Of all the areas that could be better developed in these courses, what is one that stands out the most?
Probably combat handgun use is the best example. In the predominant shooting school of thought, you are taught to focus on the front sight of the handgun, not on the person you are shooting. This is, basically, unquestioned by most. The only real controversy in shooting is what size cartridge, or whether to use a revolver or a semi-auto. But these are secondary things, as, according to the classical combative systems, the primary factor is training the individual.
As another example, a lot of defensive tactics are based on modern aiki. However, modern aiki was neither evolved for nor designed for law enforcement uses or real combat.
What the modern systems tend to lack is an understanding of behavior. The stress of somebody actually coming back at you in real life is very different than the stress of even a competition type of martial sport where someone is trying to smack you. Shooting again offers probably the most glaring illustration of this, as the great majority of modern police or military handgun training is based on shooting at static, non return-firing targets. One can become quite accurate and very effective with virtually any shooting system you want to make up using that method. But, when the bullets start coming back at you, and if you have not trained any behavior behind it, your shooting system will fall apart pretty quickly.
So this is what we mean when we say as hoplologists we are becoming prescriptive. We are not teaching shooting or defensive tactics per se, but we are teaching an integrated combative behavioral system. We now have a training organization within the IHS, that deals specifically with developing training programs for the military, law enforcement, and similar fields of professional combative application. The ICS (Integrated Combative Systems) has already done work with the Marine Corps on bayonet training as well as law enforcement groups in combative behavioral training. A huge benefit for us from this work is that we find that we are getting tremendous information back from the professionals we’ve been working with. But there is also a lot of resistance from the current instructors of these courses. Again, it comes down to belief systems and the fact that no one likes change.
The idea that the principles found in classical martial arts can be effectively applied in our modern world, even with guns, is very interesting. Do you have any final statements regarding the research, theoretical, or practical application of hoplology you would care to share?
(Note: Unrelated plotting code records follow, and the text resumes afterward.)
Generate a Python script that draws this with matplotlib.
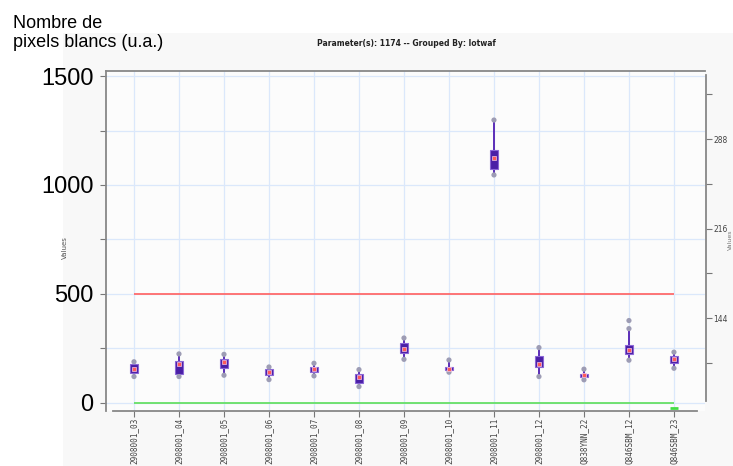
"""
Box summary per lot (parameter 1174) with spec limits.
"""

import matplotlib
matplotlib.use("Agg")
import matplotlib.pyplot as plt
import matplotlib.patches as mpatches
from matplotlib.ticker import FixedLocator

# ---------------------------------------------------------------------------
# Data
# ---------------------------------------------------------------------------
LOTS = [
    "2908001_03", "2908001_04", "2908001_05", "2908001_06", "2908001_07",
    "2908001_08", "2908001_09", "2908001_10", "2908001_11", "2908001_12",
    "Q838YNN_22", "Q846SBM_12", "Q846SBM_23",
]
WHISK_LO = [121, 121, 127, 107, 124, 75, 200, 141, 1046, 121, 106, 196, 159]
Q1 = [139, 134, 159, 130, 142, 90, 231, 153, 1073, 167, 119, 225, 183]
MEDIAN = [156, 180, 187, 141, 155, 121, 249, 157, 1125, 180, 127, 243, 200]
Q3 = [177, 193, 200, 155, 165, 133, 274, 164, 1161, 216, 133, 266, 217]
WHISK_HI = [189, 225, 223, 165, 182, 153, 298, 197, 1298, 254, 155, 341, 233]
OUTLIERS_X = [11]
OUTLIERS_Y = [378]

UPPER_LIMIT = 500
LOWER_LIMIT = 0
STRAY_X = [12]
STRAY_Y = [-23]

LEFT_TICKS = [0, 500, 1000, 1500]
LEFT_MINOR = [250, 750, 1250]
RIGHT_TICKS = [144, 216, 288]
RIGHT_MINOR = [108, 180, 252, 324]

TITLE = "Parameter(s): 1174 -- Grouped By: lotwaf"

# ---------------------------------------------------------------------------
# Figure
# ---------------------------------------------------------------------------
W, H = 733, 466
fig = plt.figure(figsize=(W / 100, H / 100), dpi=100)
fig.patch.set_facecolor("white")
bg = mpatches.Rectangle((63 / W, 0), 1, (H - 33) / H,
                        transform=fig.transFigure,
                        facecolor="#f8f8f8", edgecolor="none", zorder=-5)
fig.add_artist(bg)

ax = fig.add_axes([106 / W, (H - 411) / H, (705 - 106) / W, 340 / H])
ax.set_facecolor("#fcfcfc")

x = list(range(len(LOTS)))

# grid
for yv in LEFT_TICKS + LEFT_MINOR:
    ax.axhline(yv, color="#dbe8fb", lw=0.9, zorder=1)
for xv in x:
    ax.axvline(xv, color="#dbe8fb", lw=0.9, zorder=1)

# spec limits
ax.hlines(UPPER_LIMIT, x[0], x[-1], color="#ff6b6b", lw=1.3, zorder=2)
ax.hlines(LOWER_LIMIT, x[0], x[-1], color="#66e066", lw=1.3, zorder=2)
ax.scatter(STRAY_X, STRAY_Y, marker="_", s=30, color="#44dd44", lw=2,
           zorder=3, clip_on=False)

# whiskers
ax.vlines(x, WHISK_LO, WHISK_HI, color="#5b2db8", lw=1.4, zorder=3)
# boxes
heights = [q3 - q1 for q1, q3 in zip(Q1, Q3)]
ax.bar(x, heights, bottom=Q1, width=0.17, color="#4a1fa6",
       edgecolor="#8a66d6", lw=0.8, zorder=4)
# whisker ends
ax.scatter(x + x, WHISK_LO + WHISK_HI, s=14, color="#9d9cb4",
           edgecolors="none", zorder=5)
ax.scatter(OUTLIERS_X, OUTLIERS_Y, s=14, color="#9d9cb4",
           edgecolors="none", zorder=5)
# medians
ax.scatter(x, MEDIAN, s=6, marker="s", color="#ff5a5a",
           edgecolors="#f0c8e8", linewidths=0.5, zorder=6)

ax.set_xlim(-0.622, 12.69)
ax.set_ylim(-37, 1523)

# left axis
ax.yaxis.set_major_locator(FixedLocator(LEFT_TICKS))
ax.yaxis.set_minor_locator(FixedLocator(LEFT_MINOR))
ax.set_yticklabels([str(v) for v in LEFT_TICKS], fontsize=17,
                   family="Liberation Sans")
ax.tick_params(axis="y", which="both", direction="out", length=4,
               color="#777777", width=0.8, pad=5)
ax.set_ylabel("Values", fontsize=5, color="#555555")
ax.yaxis.set_label_coords(-38 / 599, 0.48)

# bottom axis
ax.set_xticks(x)
ax.set_xticklabels(LOTS, rotation=90, fontsize=5.6, family="DejaVu Sans Mono",
                   color="#444444")
ax.tick_params(axis="x", direction="out", length=4, color="#777777",
               width=0.8, pad=1)

for side in ("left", "top", "bottom"):
    ax.spines[side].set_color("#888888")
    ax.spines[side].set_linewidth(1.3)
ax.spines["right"].set_visible(False)
ax.spines["bottom"].set_bounds(-0.47, 12.51)

# right axis
ax2 = ax.twinx()
ax2.set_ylim(69.2, 342.7)
ax2.yaxis.set_major_locator(FixedLocator(RIGHT_TICKS))
ax2.yaxis.set_minor_locator(FixedLocator(RIGHT_MINOR))
ax2.tick_params(axis="y", which="both", direction="out", length=4,
                color="#777777", width=0.8, pad=1, labelsize=5.5,
                labelcolor="#444444")
for lab in ax2.get_yticklabels():
    lab.set_family("DejaVu Sans Mono")
    lab.set_fontweight("bold")
for side in ("left", "top", "bottom"):
    ax2.spines[side].set_visible(False)
ax2.spines["right"].set_color("#888888")
ax2.spines["right"].set_linewidth(1.3)
ax2.spines["right"].set_position(("outward", 1))
ax2.spines["right"].set_bounds(77.6, 339.5)

# titles
fig.text(406 / W, 1 - 44 / H, TITLE, fontsize=5.5, fontweight="bold",
         ha="center", va="center", color="#222222")
fig.text(13 / W, 1 - 28 / H, "Nombre de", fontsize=13,
         family="Liberation Sans", ha="left", va="baseline")
fig.text(13 / W, 1 - 47 / H, "pixels blancs (u.a.)", fontsize=13,
         family="Liberation Sans", ha="left", va="baseline")
fig.text(730 / W, 1 - 240 / H, "Values", fontsize=4.5, rotation=90,
         ha="center", va="center", color="#777777")

fig.savefig("out.png", dpi=100)
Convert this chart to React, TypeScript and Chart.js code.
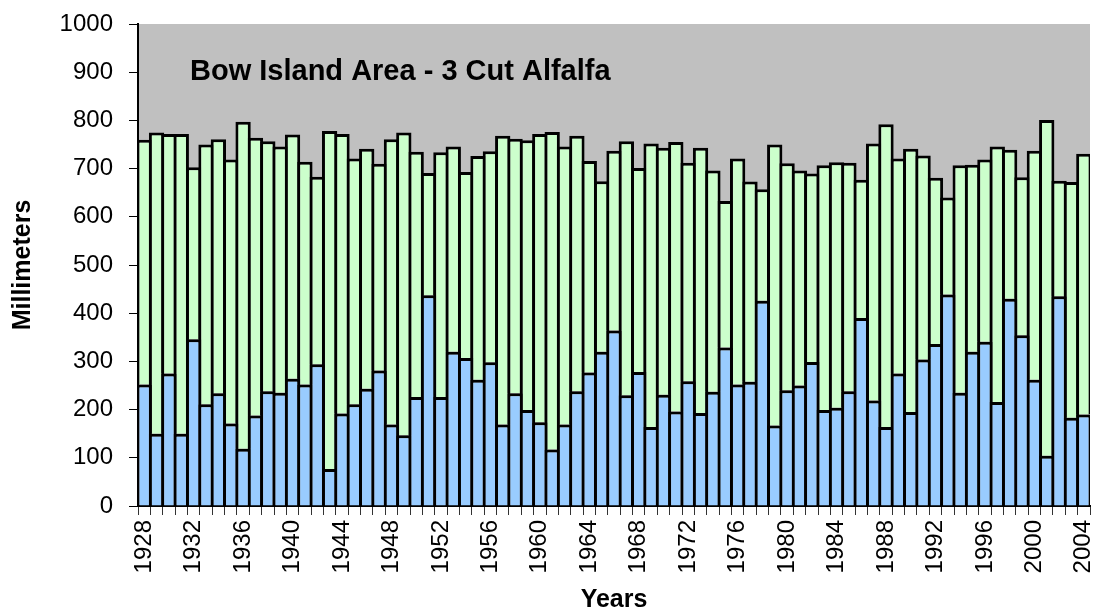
import React, { useEffect, useRef } from 'react';
import { Chart, registerables } from 'chart.js';

Chart.register(...registerables);

const years = [
  '1928', '1929', '1930', '1931', '1932', '1933', '1934', '1935', '1936', '1937',
  '1938', '1939', '1940', '1941', '1942', '1943', '1944', '1945', '1946', '1947',
  '1948', '1949', '1950', '1951', '1952', '1953', '1954', '1955', '1956', '1957',
  '1958', '1959', '1960', '1961', '1962', '1963', '1964', '1965', '1966', '1967',
  '1968', '1969', '1970', '1971', '1972', '1973', '1974', '1975', '1976', '1977',
  '1978', '1979', '1980', '1981', '1982', '1983', '1984', '1985', '1986', '1987',
  '1988', '1989', '1990', '1991', '1992', '1993', '1994', '1995', '1996', '1997',
  '1998', '1999', '2000', '2001', '2002', '2003', '2004',
];

// lower (blue) segment, mm
const blueValues = [
  252, 150, 275, 150, 346, 211, 234, 171, 119, 188,
  238, 235, 264, 252, 294, 77, 192, 211, 243, 281,
  169, 147, 226, 437, 226, 320, 307, 262, 298, 169,
  234, 199, 174, 117, 169, 238, 277, 320, 364, 230,
  278, 164, 231, 196, 259, 193, 237, 329, 252, 258,
  426, 167, 240, 250, 299, 199, 204, 238, 390, 219,
  164, 275, 195, 304, 336, 439, 235, 320, 341, 216,
  430, 354, 262, 104, 435, 183, 190,
];

// upper (green) segment, mm
const greenValues = [
  508, 625, 497, 622, 357, 539, 527, 548, 678, 576,
  519, 511, 507, 462, 389, 701, 580, 510, 498, 429,
  592, 628, 509, 254, 508, 426, 386, 464, 438, 599,
  528, 560, 598, 659, 577, 530, 439, 354, 373, 527,
  423, 588, 512, 559, 453, 550, 459, 304, 469, 415,
  231, 583, 471, 446, 391, 508, 509, 474, 287, 533,
  628, 446, 546, 423, 345, 201, 472, 388, 378, 530,
  309, 328, 475, 697, 240, 489, 541,
];

const chartTitle = 'Bow Island Area - 3 Cut Alfalfa';
const xTitle = 'Years';
const yTitle = 'Millimeters';

const FONT = "'Liberation Sans', Arial, Helvetica, sans-serif";

export default function App() {
  const ref = useRef<HTMLCanvasElement | null>(null);

  useEffect(() => {
    if (!ref.current) return;

    const plotBg = {
      id: 'plotBg',
      beforeDraw(chart: any) {
        const { ctx, chartArea } = chart;
        const { left, top, right, bottom } = chartArea;
        ctx.save();
        ctx.fillStyle = '#C0C0C0';
        ctx.fillRect(left, top, right - left, bottom - top);
        ctx.restore();
      },
    };

    const innerTitle = {
      id: 'innerTitle',
      afterDraw(chart: any) {
        const { ctx } = chart;
        ctx.save();
        ctx.font = `bold 29px ${FONT}`;
        ctx.fillStyle = '#000';
        ctx.textAlign = 'left';
        ctx.textBaseline = 'alphabetic';
        ctx.fillText(chartTitle, 190, 80);
        ctx.restore();
      },
    };

    const chart = new Chart(ref.current, {
      type: 'bar',
      data: {
        labels: years,
        datasets: [
          {
            label: 'Series 1',
            data: blueValues,
            backgroundColor: '#99CCFF',
            borderColor: '#000000',
            borderWidth: 3,
            borderSkipped: 'start',
            barPercentage: 1.24,
            categoryPercentage: 1,
          },
          {
            label: 'Series 2',
            data: greenValues,
            backgroundColor: '#CCFFCC',
            borderColor: '#000000',
            borderWidth: 3,
            borderSkipped: 'start',
            barPercentage: 1.24,
            categoryPercentage: 1,
          },
        ],
      },
      options: {
        responsive: false,
        animation: false,
        devicePixelRatio: 1,
        layout: { padding: { top: 24, right: 4, left: 0, bottom: 0 } },
        plugins: {
          legend: { display: false },
          tooltip: { enabled: false },
          title: { display: false },
        },
        scales: {
          x: {
            stacked: true,
            offset: true,
            grid: {
              offset: true,
              drawOnChartArea: false,
              drawTicks: true,
              tickLength: 9,
              color: '#333333',
              lineWidth: 1,
            },
            border: { display: true, color: '#000000', width: 2 },
            ticks: {
              autoSkip: false,
              maxRotation: 90,
              minRotation: 90,
              padding: 5,
              color: '#000000',
              font: { family: FONT, size: 24 },
              callback: (_v: any, i: number) => (i % 4 === 0 ? years[i] : ''),
            },
            title: {
              display: true,
              text: xTitle,
              color: '#000000',
              font: { family: FONT, size: 25, weight: 'bold' },
              padding: { top: 0, bottom: -2 },
            },
            afterFit(scale: any) {
              scale.height = 107;
              scale.paddingLeft = 0;
              scale.paddingRight = 0;
              scale.paddingTop = 0;
              scale.paddingBottom = 0;
            },
          },
          y: {
            stacked: true,
            min: 0,
            max: 1000,
            grid: {
              drawOnChartArea: false,
              drawTicks: true,
              tickLength: 9,
              color: '#000000',
              lineWidth: 1,
            },
            border: { display: true, color: '#000000', width: 2 },
            ticks: {
              stepSize: 100,
              padding: 16,
              color: '#000000',
              font: { family: FONT, size: 24 },
              callback: (v: any) => String(v),
            },
            title: {
              display: true,
              text: yTitle,
              color: '#000000',
              font: { family: FONT, size: 25, weight: 'bold' },
              padding: { top: 8, bottom: 0 },
            },
            afterFit(scale: any) {
              scale.width = 138;
              scale.paddingLeft = 0;
              scale.paddingRight = 0;
              scale.paddingTop = 0;
              scale.paddingBottom = 0;
            },
          },
        },
      },
      plugins: [plotBg, innerTitle],
    } as any);

    return () => {
      chart.destroy();
    };
  }, []);

  return (
    <div style={{ position: 'absolute', left: 0, top: 0, width: 1094, height: 613, background: '#fff' }}>
      <canvas ref={ref} width={1094} height={613} style={{ display: 'block' }} />
    </div>
  );
}
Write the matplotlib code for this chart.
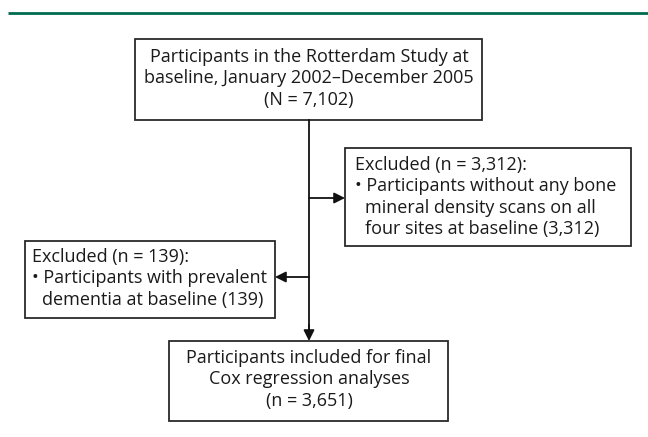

Yes. I have been involved in hoplology now for twenty-five years, and I think what we are really doing here is looking at human combative behavior as being a normal human trait. It should be viewed as neither good nor bad, as it has been an adaptive trait that has helped us adapt to and survive all sorts of contexts and environments on this planet and in all kinds of conflicts. The problem is that technology has perhaps surpassed our abilities to deal with combat through our natural combative behaviors. In this day of guns and bombs, our own behavioral responses are too slow to deal with the speed of the bullet. However, the solution is not to get rid of the guns, or to change the behavior, but to better understand our combative behavior and be able to apply it to these days and situations.